====== Data lines

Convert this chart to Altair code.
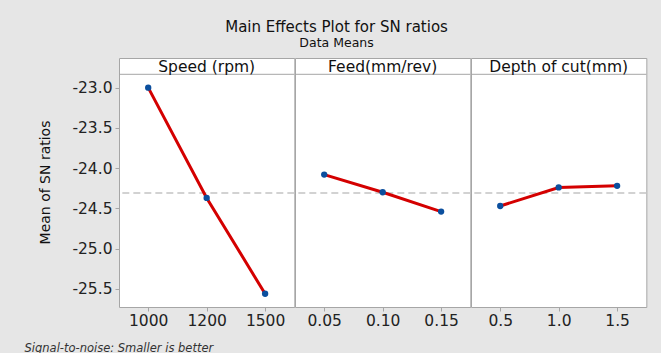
import altair as alt
import pandas as pd

# ---- data ----
factors = ["Speed (rpm)", "Feed(mm/rev)", "Depth of cut(mm)"]
speed_levels = ["1000", "1200", "1500"]
feed_levels = ["0.05", "0.10", "0.15"]
depth_levels = ["0.5", "1.0", "1.5"]
speed_sn = [-23.00, -24.37, -25.56]
feed_sn = [-24.08, -24.30, -24.54]
depth_sn = [-24.47, -24.24, -24.22]

y_ticks = [-23.0, -23.5, -24.0, -24.5, -25.0, -25.5]
# the upper part of the domain is the area occupied by the panel strip
y_domain = [-25.725, -22.632]

levels = [speed_levels, feed_levels, depth_levels]
values = [speed_sn, feed_sn, depth_sn]

rows = []
for f, lv, vs in zip(factors, levels, values):
    for l, v in zip(lv, vs):
        rows.append({"factor": f, "level": l, "sn": v})
df = pd.DataFrame(rows)

FONT = "DejaVu Sans"
PANEL_W = 175.33
STRIP_H = 16.3
PANEL_H = 249
GRID = "#a6a6a6"
LINE_RED = "#d40000"
DOT_BLUE = "#0b4f9e"

y_scale = alt.Scale(domain=y_domain, nice=False, zero=False)


def y_axis(show):
    if not show:
        return None
    return alt.Axis(
        values=y_ticks,
        labelExpr="replace(format(datum.value, '.1f'), '\u2212', '-')",
        title="Mean of SN ratios",
        titleFont=FONT, titleFontSize=14, titleFontWeight="normal", titleColor="#111",
        titlePadding=19, titleY=124,
        labelFont=FONT, labelFontSize=15.5, labelColor="#222", labelPadding=3,
        domain=False, grid=False, tickColor=GRID, tickSize=4,
    )


def x_axis(first):
    kw = dict(
        labelAngle=0, labelFont=FONT, labelFontSize=15.5, labelColor="#222",
        labelPadding=2, domain=False, grid=False, tickColor=GRID, tickSize=4,
    )
    if first:
        kw.update(
            title="Signal-to-noise: Smaller is better",
            titleFont=FONT, titleFontSize=11.5, titleFontStyle="italic",
            titleFontWeight="normal", titleColor="#333",
            titleAnchor="start", titleAlign="left", titleBaseline="alphabetic",
            titleX=-95, titleY=44,
        )
    else:
        kw.update(title=None)
    return alt.Axis(**kw)


def panel(i):
    sub = df[df["factor"] == factors[i]]
    show = i == 0
    x = alt.X("level:N", sort=levels[i],
              scale=alt.Scale(type="point", padding=0.5), axis=x_axis(show))
    rule = alt.Chart(df).mark_rule(
        color="#c4c4c4", strokeDash=[7, 4], strokeWidth=1.5
    ).encode(y=alt.Y("mean(sn):Q", scale=y_scale, axis=y_axis(show)))
    line = alt.Chart(sub).mark_line(color=LINE_RED, strokeWidth=3).encode(
        x=x, y=alt.Y("sn:Q", scale=y_scale, axis=y_axis(show))
    )
    pts = alt.Chart(sub).mark_circle(color=DOT_BLUE, size=40, opacity=1).encode(
        x=x, y=alt.Y("sn:Q", scale=y_scale, axis=y_axis(show))
    )
    strip_line = alt.Chart(pd.DataFrame({"label": [factors[i]]})).mark_rule(
        color=GRID, strokeWidth=1
    ).encode(x=alt.value(0), x2=alt.value(PANEL_W), y=alt.value(STRIP_H))
    strip_text = alt.Chart(pd.DataFrame({"label": [factors[i]]})).mark_text(
        font=FONT, fontSize=15.5, color="#111", baseline="middle", align="center"
    ).encode(text="label:N", x=alt.value(PANEL_W / 2), y=alt.value(STRIP_H / 2 + 0.5))
    return alt.layer(rule, line, pts, strip_line, strip_text).properties(
        width=PANEL_W, height=PANEL_H
    )


chart = alt.hconcat(*[panel(i) for i in range(3)], spacing=0, bounds="flush").properties(
    title=alt.Title(
        "Main Effects Plot for SN ratios",
        subtitle="Data Means",
        font=FONT, fontSize=15, fontWeight="normal", color="#111",
        subtitleFont=FONT, subtitleFontSize=12.5, subtitleColor="#111",
        anchor="middle", offset=8, dx=1, subtitlePadding=2,
    ),
    background="#e6e6e6",
    padding={"left": 23, "top": 20, "right": 13, "bottom": 2},
).configure_view(
    stroke=GRID, strokeWidth=1, fill="white"
)

chart.save("out.html", embed_options={"renderer": "svg", "actions": False})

============

→ What is needed
Write out exactly the opening lines of the data, stopping after the line that holds "import pandas as pd". Exclude pictures.

→ Task result
Convert this chart to Altair code.
import altair as alt
import pandas as pd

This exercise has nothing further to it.